The machine is a 486DX2/66 with 16Mb ram, AHA1542CF, 1Gb hard disk, kernel
from 29/12/98, compiling current from yesterday, elf binaries, elf kernel,
softupdates.  No NFS involved.  Plenty of swap, and with only 16Mb ram and
parallel builds it does an awful lot of paging.

The last visible bit of the compilation log went like this:

    cc -fpic -DPIC ... alias_util.so
    building profiled alias library
    building standard alias library
    building shared alias library (version 2)

Since it was a parallel make, possibly all 3 library builds are running in
parallel.  Certainly there are 3 tsort and 3 nm processes active (well, they
would be if the whole thing wasn't wedged).

The processes in "thrd_sleep" are trying to lock exec_map.  Exec_map has
1 shared lock, 7 waiting, and LK_NOPAUSE LK_SHARE_NON_ZERO LK_WAIT_NON_ZERO
and LK_WANT_EXCL set.  Where's the missing process with the shared lock?

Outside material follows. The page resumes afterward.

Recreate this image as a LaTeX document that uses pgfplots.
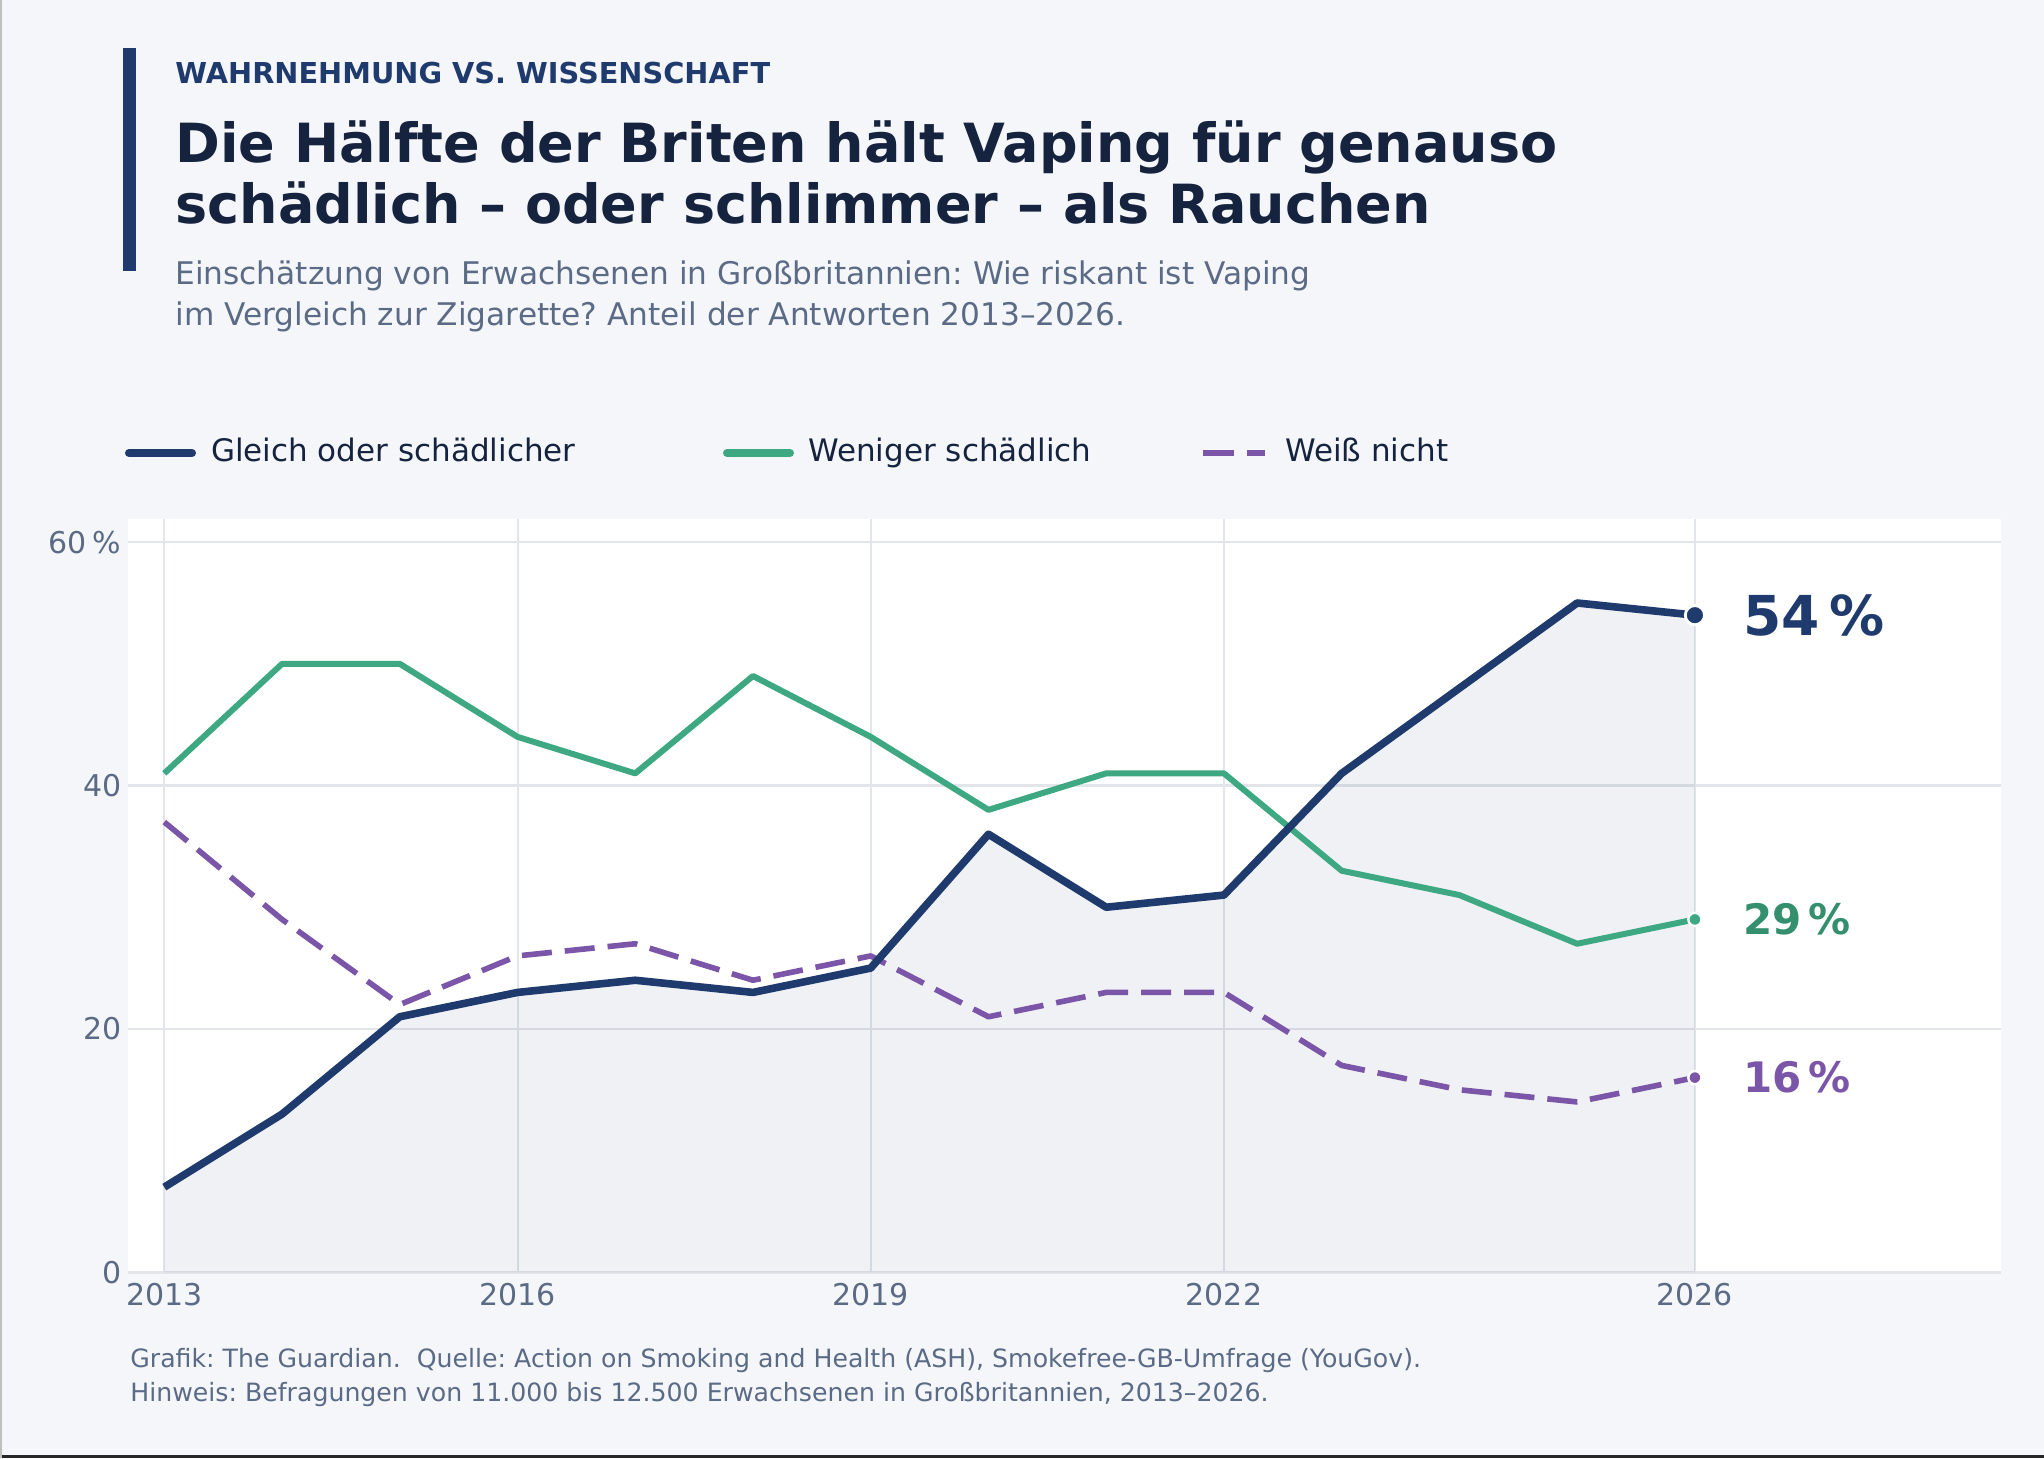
\documentclass[border=0pt]{standalone}
\usepackage{pgfplots}
\pgfplotsset{compat=1.18}
\usepackage{fontspec}
\setmainfont{DejaVu Sans}
\definecolor{bg}{HTML}{F4F6FA}
\definecolor{navy}{HTML}{1F3B6E}
\definecolor{tgreen}{HTML}{3DA882}
\definecolor{tpurple}{HTML}{7B55A8}
\definecolor{titlec}{HTML}{16233F}
\definecolor{subc}{HTML}{5B6B85}
\definecolor{gridc}{HTML}{E2E5EA}
\begin{document}
\frenchspacing
\begin{tikzpicture}
\begin{scope}[x=0.5pt,y=-0.5pt]
\fill[bg] (0,0) rectangle (2044,1458);
\fill[black!85] (0,1455) rectangle (2044,1458);
\fill[black!25] (0,0) rectangle (1.5,1458);
\fill[navy] (122.5,48) rectangle (135.6,271);
\node[anchor=base west, inner sep=0, text=navy, font=\bfseries\fontsize{14.4pt}{17pt}\selectfont] at (175,83.3) {WAHRNEHMUNG VS. WISSENSCHAFT};
\node[anchor=base west, inner sep=0, text=titlec, font=\bfseries\fontsize{27pt}{32pt}\selectfont] at (175,162) {Die Hälfte der Briten hält Vaping für genauso};
\node[anchor=base west, inner sep=0, text=titlec, font=\bfseries\fontsize{27pt}{32pt}\selectfont] at (175,223) {schädlich – oder schlimmer – als Rauchen};
\node[anchor=base west, inner sep=0, text=subc, font=\fontsize{15.6pt}{18pt}\selectfont] at (175,284) {Einschätzung von Erwachsenen in Großbritannien: Wie riskant ist Vaping};
\node[anchor=base west, inner sep=0, text=subc, font=\fontsize{15.6pt}{18pt}\selectfont] at (175,325) {im Vergleich zur Zigarette? Anteil der Antworten 2013–2026.};
% legend
\draw[navy, line width=4pt, line cap=round] (129,453) -- (192,453);
\node[anchor=base west, inner sep=0, text=titlec, font=\fontsize{15.5pt}{18pt}\selectfont] at (210.7,461.7) {Gleich oder schädlicher};
\draw[tgreen, line width=4pt, line cap=round] (727,453) -- (790,453);
\node[anchor=base west, inner sep=0, text=titlec, font=\fontsize{15.5pt}{18pt}\selectfont] at (808,461.7) {Weniger schädlich};
\draw[tpurple, line width=3pt] (1203,453) -- (1234,453);
\draw[tpurple, line width=3pt] (1247,453) -- (1265,453);
\node[anchor=base west, inner sep=0, text=titlec, font=\fontsize{15.5pt}{18pt}\selectfont] at (1285,461.7) {Weiß nicht};
% footer
\node[anchor=base west, inner sep=0, text=subc, font=\fontsize{12.6pt}{15pt}\selectfont] at (130,1367) {Grafik: The Guardian.\ \ Quelle: Action on Smoking and Health (ASH), Smokefree-GB-Umfrage (YouGov).};
\node[anchor=base west, inner sep=0, text=subc, font=\fontsize{12.6pt}{15pt}\selectfont] at (130,1401) {Hinweis: Befragungen von 11.000 bis 12.500 Erwachsenen in Großbritannien, 2013–2026.};
\end{scope}
\begin{axis}[
 at={(63.9pt,-636.15pt)}, anchor=south west,
 width=936.6pt, height=376.65pt, scale only axis,
 xmin=2012.69, xmax=2028.6, ymin=0, ymax=61.9,
 axis background/.style={fill=white},
 axis line style={draw=none},
 xtick={2013,2016,2019,2022,2026}, xticklabels={2013,2016,2019,2022,2026},
 ytick={0,20,40,60}, yticklabels={0,20,40,60\hspace{0.2em}\%},
 major tick length=0pt,
 xmajorgrids, ymajorgrids,
 x grid style={draw=gridc, line width=1pt},
 y grid style={draw=gridc, line width=1.2pt},
 tick label style={font=\fontsize{15pt}{18pt}\selectfont, text=subc},
 xticklabel style={anchor=north, inner sep=0pt, yshift=-5.5pt},
 yticklabel style={anchor=east, inner sep=0pt, xshift=-3pt},
 /pgf/number format/assume math mode=true,
 clip=false,
]
\addplot[draw=none, fill=navy, fill opacity=0.07, forget plot] coordinates {
(2013,7) (2014,13) (2015,21) (2016,23) (2017,24) (2018,23) (2019,25) (2020,36) (2021,30) (2022,31) (2023,41) (2024,48) (2025,55) (2026,54)} \closedcycle;
\addplot[tgreen, line width=3pt, line join=round, mark=*, mark indices={14}, mark size=3.3pt, mark options={fill=tgreen, draw=white, line width=1.2pt}] coordinates {
(2013,41) (2014,50) (2015,50) (2016,44) (2017,41) (2018,49) (2019,44) (2020,38) (2021,41) (2022,41) (2023,33) (2024,31) (2025,27) (2026,29)};
\addplot[tpurple, line width=2.8pt, line join=round, dash pattern=on 15pt off 6.5pt, mark=*, mark indices={14}, mark size=3.3pt, mark options={solid, fill=tpurple, draw=white, line width=1.2pt}] coordinates {
(2013,37) (2014,29) (2015,22) (2016,26) (2017,27) (2018,24) (2019,26) (2020,21) (2021,23) (2022,23) (2023,17) (2024,15) (2025,14) (2026,16)};
\addplot[navy, line width=3.8pt, line join=round, mark=*, mark indices={14}, mark size=4.8pt, mark options={fill=navy, draw=white, line width=1.4pt}] coordinates {
(2013,7) (2014,13) (2015,21) (2016,23) (2017,24) (2018,23) (2019,25) (2020,36) (2021,30) (2022,31) (2023,41) (2024,48) (2025,55) (2026,54)};
\node[anchor=west, inner sep=0, xshift=24pt, text=navy, font=\bfseries\fontsize{27.5pt}{32pt}\selectfont] at (axis cs:2026,54) {54\hspace{0.17em}\%};
\node[anchor=west, inner sep=0, xshift=24pt, text=tgreen!85!black, font=\bfseries\fontsize{21pt}{25pt}\selectfont] at (axis cs:2026,29) {29\hspace{0.17em}\%};
\node[anchor=west, inner sep=0, xshift=24pt, text=tpurple, font=\bfseries\fontsize{21pt}{25pt}\selectfont] at (axis cs:2026,16) {16\hspace{0.17em}\%};
\end{axis}
\pgfresetboundingbox
\path[use as bounding box] (0,0) rectangle (1022pt,-729pt);
\end{tikzpicture}
\end{document}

The processes in "inode" are trying to lock the inode that refers to the
vnode that is "/usr/obj/elf/usr/src/tmp/usr/bin/sed".  There is 1 shared lock
and 2 waiting, and LK_SHARE_NON_ZERO LK_WAIT_NON_ZERO and LK_WANT_EXCL set.
Similarly, where is the missing process with the shared lock?

Well, the exec_map contains 6 entries.  Three are largish and must be from
argument copying.  The other 3 are single pages, and must come from that
peculiar double-mapping-of-the-text-data-boundary bit in elf_load_section().
Two of these pages are from the same "sed" vnode that the processes stuck
in "inode" want.  Of course, what I really should be saying is that the
same page is in exec_map in two places.

The problem was not lack of free pages.  The free list has hundreds of
free pages.

I'd like to say I've got to the bottom of all this and add another one
line patch to the kernel, but I've run out of puff.  I'll be leaving the
machine on (and stuck) for a while and will try again to determine the
root cause.

But I will ask:  What is likely to happen if two processes attempt to
exec the same binary at the same time and the binary is not in core?

The only place I can find that issues a shared lock on exec_map is the
vm_fault() (via vm_map_lookup()) to fill that double mapped text/data page.
Everything else seems to want an exclusive lock.  Thus I point my finger
vaguely in the direction of the elf exec code and yell "Witch!  Burn her!"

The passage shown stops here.